In your copy, include every line of the listing below exactly but none of the pictures.

==================================================

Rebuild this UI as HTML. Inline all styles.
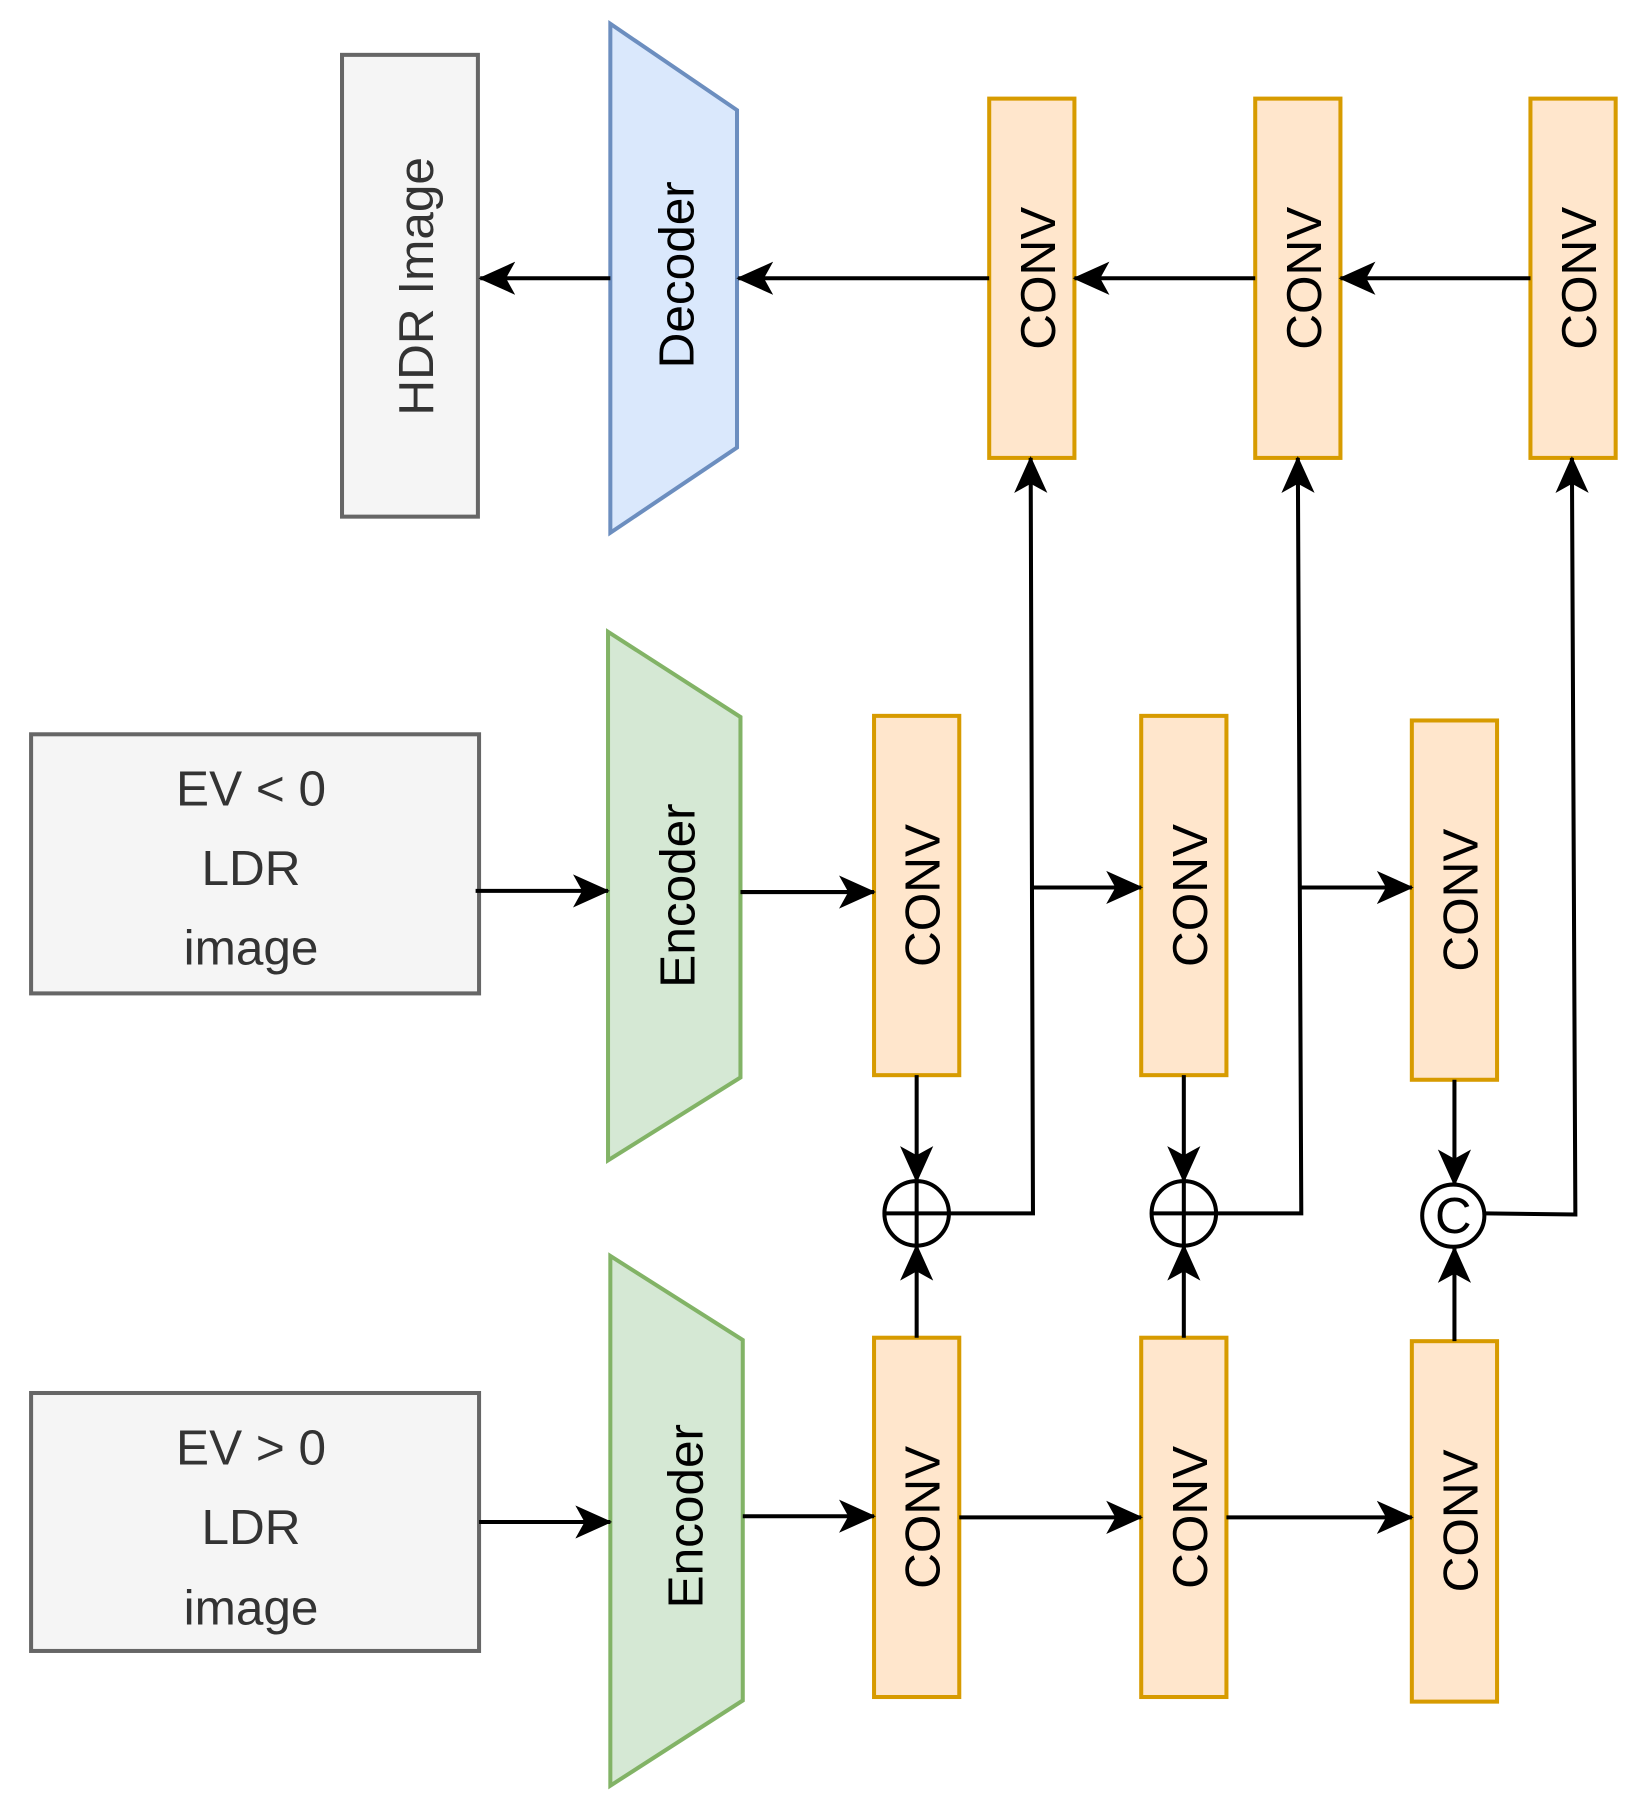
<!DOCTYPE html>
<html><head><meta charset="utf-8"><style>html,body{margin:0;padding:0;background:#fff}svg{display:block}</style></head>
<body>
<svg width="1641" height="1806" viewBox="0 0 1425 1567" xmlns="http://www.w3.org/2000/svg" font-family="'Liberation Sans', Arial, sans-serif">
<defs>
<marker id="m" viewBox="0 0 20 20" refX="19" refY="10" markerWidth="32" markerHeight="32" markerUnits="userSpaceOnUse" orient="auto">
<path d="M0,1 L20,10 L0,19 L5,10 Z" fill="#000"/>
</marker>
</defs>
<g stroke-width="3.5">
<rect x="297" y="47" width="118" height="401" fill="#f5f5f5" stroke="#666"/>
<polygon points="530,20 640,95 640,388 530,462" fill="#dae8fc" stroke="#6c8ebf"/>
<rect x="859" y="85" width="74" height="312" fill="#ffe6cc" stroke="#d79b00"/>
<rect x="1090" y="85" width="74" height="312" fill="#ffe6cc" stroke="#d79b00"/>
<rect x="1329" y="85" width="74" height="312" fill="#ffe6cc" stroke="#d79b00"/>
<rect x="27" y="637" width="389" height="225" fill="#f5f5f5" stroke="#666"/>
<polygon points="528,548 643,622 643,935 528,1007" fill="#d5e8d4" stroke="#82b366"/>
<rect x="759" y="621" width="74" height="312" fill="#ffe6cc" stroke="#d79b00"/>
<rect x="991" y="621" width="74" height="312" fill="#ffe6cc" stroke="#d79b00"/>
<rect x="1226" y="625" width="74" height="312" fill="#ffe6cc" stroke="#d79b00"/>
<rect x="27" y="1209" width="389" height="224" fill="#f5f5f5" stroke="#666"/>
<polygon points="530,1090 645,1163 645,1476 530,1550" fill="#d5e8d4" stroke="#82b366"/>
<rect x="759" y="1161" width="74" height="312" fill="#ffe6cc" stroke="#d79b00"/>
<rect x="991" y="1161" width="74" height="312" fill="#ffe6cc" stroke="#d79b00"/>
<rect x="1226" y="1164" width="74" height="313" fill="#ffe6cc" stroke="#d79b00"/>
</g>
<g stroke="#000" stroke-width="3.5" fill="none" marker-end="url(#m)">
<line x1="1329" y1="241" x2="1164" y2="241"/>
<line x1="1090" y1="241" x2="933" y2="241"/>
<line x1="859" y1="241" x2="641" y2="241"/>
<line x1="530" y1="241" x2="417" y2="241"/>
<line x1="413" y1="773" x2="528" y2="773"/>
<line x1="643" y1="774" x2="759" y2="774"/>
<line x1="897" y1="770" x2="991" y2="770"/>
<line x1="1130" y1="770" x2="1226" y2="770"/>
<line x1="796" y1="933" x2="796" y2="1025"/>
<line x1="1028" y1="933" x2="1028" y2="1025"/>
<line x1="1263" y1="937" x2="1263" y2="1028"/>
<polyline points="824,1053 897,1053 895,397"/>
<polyline points="1056,1053 1130,1053 1127,397"/>
<polyline points="1290,1053 1368,1054 1365,397"/>
<line x1="416" y1="1321" x2="530" y2="1321"/>
<line x1="645" y1="1316" x2="759" y2="1316"/>
<line x1="833" y1="1317" x2="991" y2="1317"/>
<line x1="1065" y1="1317" x2="1226" y2="1317"/>
<line x1="796" y1="1161" x2="796" y2="1081"/>
<line x1="1028" y1="1161" x2="1028" y2="1081"/>
<line x1="1263" y1="1164" x2="1263" y2="1083"/>
</g>
<g stroke="#000" stroke-width="3.5" fill="#fff">
<circle cx="796" cy="1053" r="28"/>
<circle cx="1028" cy="1053" r="28"/>
<circle cx="1262" cy="1055" r="27"/>
<path d="M768,1053H824M796,1025V1081M1000,1053H1056M1028,1025V1081" fill="none"/>
</g>
<text x="1262" y="1070" font-size="44" text-anchor="middle" fill="#000">C</text>
<g font-size="43" text-anchor="middle" fill="#000">
<text transform="translate(376,248) rotate(-90)" fill="#333">HDR Image</text>
<text transform="translate(602,238) rotate(-90)">Decoder</text>
<text transform="translate(916,241) rotate(-90)">CONV</text>
<text transform="translate(1147,241) rotate(-90)">CONV</text>
<text transform="translate(1386,241) rotate(-90)">CONV</text>
<text transform="translate(603,777) rotate(-90)">Encoder</text>
<text transform="translate(816,777) rotate(-90)">CONV</text>
<text transform="translate(1048,777) rotate(-90)">CONV</text>
<text transform="translate(1283,781) rotate(-90)">CONV</text>
<text transform="translate(610,1316) rotate(-90)">Encoder</text>
<text transform="translate(816,1317) rotate(-90)">CONV</text>
<text transform="translate(1048,1317) rotate(-90)">CONV</text>
<text transform="translate(1283,1320) rotate(-90)">CONV</text>
</g>
<g font-size="43" text-anchor="middle" fill="#333">
<text x="218" y="699">EV &lt; 0</text>
<text x="218" y="768">LDR</text>
<text x="218" y="837">image</text>
<text x="218" y="1271">EV &gt; 0</text>
<text x="218" y="1340">LDR</text>
<text x="218" y="1410">image</text>
</g>
</svg>
</body></html>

==================================================

EXERCISE ANSWER -
Rebuild this UI as HTML. Inline all styles.
<!DOCTYPE html>
<html><head><meta charset="utf-8"><style>html,body{margin:0;padding:0;background:#fff}svg{display:block}</style></head>
<body>
<svg width="1641" height="1806" viewBox="0 0 1425 1567" xmlns="http://www.w3.org/2000/svg" font-family="'Liberation Sans', Arial, sans-serif">
<defs>
<marker id="m" viewBox="0 0 20 20" refX="19" refY="10" markerWidth="32" markerHeight="32" markerUnits="userSpaceOnUse" orient="auto">
<path d="M0,1 L20,10 L0,19 L5,10 Z" fill="#000"/>
</marker>
</defs>
<g stroke-width="3.5">
<rect x="297" y="47" width="118" height="401" fill="#f5f5f5" stroke="#666"/>
<polygon points="530,20 640,95 640,388 530,462" fill="#dae8fc" stroke="#6c8ebf"/>
<rect x="859" y="85" width="74" height="312" fill="#ffe6cc" stroke="#d79b00"/>
<rect x="1090" y="85" width="74" height="312" fill="#ffe6cc" stroke="#d79b00"/>
<rect x="1329" y="85" width="74" height="312" fill="#ffe6cc" stroke="#d79b00"/>
<rect x="27" y="637" width="389" height="225" fill="#f5f5f5" stroke="#666"/>
<polygon points="528,548 643,622 643,935 528,1007" fill="#d5e8d4" stroke="#82b366"/>
<rect x="759" y="621" width="74" height="312" fill="#ffe6cc" stroke="#d79b00"/>
<rect x="991" y="621" width="74" height="312" fill="#ffe6cc" stroke="#d79b00"/>
<rect x="1226" y="625" width="74" height="312" fill="#ffe6cc" stroke="#d79b00"/>
<rect x="27" y="1209" width="389" height="224" fill="#f5f5f5" stroke="#666"/>
<polygon points="530,1090 645,1163 645,1476 530,1550" fill="#d5e8d4" stroke="#82b366"/>
<rect x="759" y="1161" width="74" height="312" fill="#ffe6cc" stroke="#d79b00"/>
<rect x="991" y="1161" width="74" height="312" fill="#ffe6cc" stroke="#d79b00"/>
<rect x="1226" y="1164" width="74" height="313" fill="#ffe6cc" stroke="#d79b00"/>
</g>
<g stroke="#000" stroke-width="3.5" fill="none" marker-end="url(#m)">
<line x1="1329" y1="241" x2="1164" y2="241"/>
<line x1="1090" y1="241" x2="933" y2="241"/>
<line x1="859" y1="241" x2="641" y2="241"/>
<line x1="530" y1="241" x2="417" y2="241"/>
<line x1="413" y1="773" x2="528" y2="773"/>
<line x1="643" y1="774" x2="759" y2="774"/>
<line x1="897" y1="770" x2="991" y2="770"/>
<line x1="1130" y1="770" x2="1226" y2="770"/>
<line x1="796" y1="933" x2="796" y2="1025"/>
<line x1="1028" y1="933" x2="1028" y2="1025"/>
<line x1="1263" y1="937" x2="1263" y2="1028"/>
<polyline points="824,1053 897,1053 895,397"/>
<polyline points="1056,1053 1130,1053 1127,397"/>
<polyline points="1290,1053 1368,1054 1365,397"/>
<line x1="416" y1="1321" x2="530" y2="1321"/>
<line x1="645" y1="1316" x2="759" y2="1316"/>
<line x1="833" y1="1317" x2="991" y2="1317"/>
<line x1="1065" y1="1317" x2="1226" y2="1317"/>
<line x1="796" y1="1161" x2="796" y2="1081"/>
<line x1="1028" y1="1161" x2="1028" y2="1081"/>
<line x1="1263" y1="1164" x2="1263" y2="1083"/>
</g>
<g stroke="#000" stroke-width="3.5" fill="#fff">
<circle cx="796" cy="1053" r="28"/>
<circle cx="1028" cy="1053" r="28"/>
<circle cx="1262" cy="1055" r="27"/>
<path d="M768,1053H824M796,1025V1081M1000,1053H1056M1028,1025V1081" fill="none"/>
</g>
<text x="1262" y="1070" font-size="44" text-anchor="middle" fill="#000">C</text>
<g font-size="43" text-anchor="middle" fill="#000">
<text transform="translate(376,248) rotate(-90)" fill="#333">HDR Image</text>
<text transform="translate(602,238) rotate(-90)">Decoder</text>
<text transform="translate(916,241) rotate(-90)">CONV</text>
<text transform="translate(1147,241) rotate(-90)">CONV</text>
<text transform="translate(1386,241) rotate(-90)">CONV</text>
<text transform="translate(603,777) rotate(-90)">Encoder</text>
<text transform="translate(816,777) rotate(-90)">CONV</text>
<text transform="translate(1048,777) rotate(-90)">CONV</text>
<text transform="translate(1283,781) rotate(-90)">CONV</text>
<text transform="translate(610,1316) rotate(-90)">Encoder</text>
<text transform="translate(816,1317) rotate(-90)">CONV</text>
<text transform="translate(1048,1317) rotate(-90)">CONV</text>
<text transform="translate(1283,1320) rotate(-90)">CONV</text>
</g>
<g font-size="43" text-anchor="middle" fill="#333">
<text x="218" y="699">EV &lt; 0</text>
<text x="218" y="768">LDR</text>
<text x="218" y="837">image</text>
<text x="218" y="1271">EV &gt; 0</text>
<text x="218" y="1340">LDR</text>
<text x="218" y="1410">image</text>
</g>
</svg>
</body></html>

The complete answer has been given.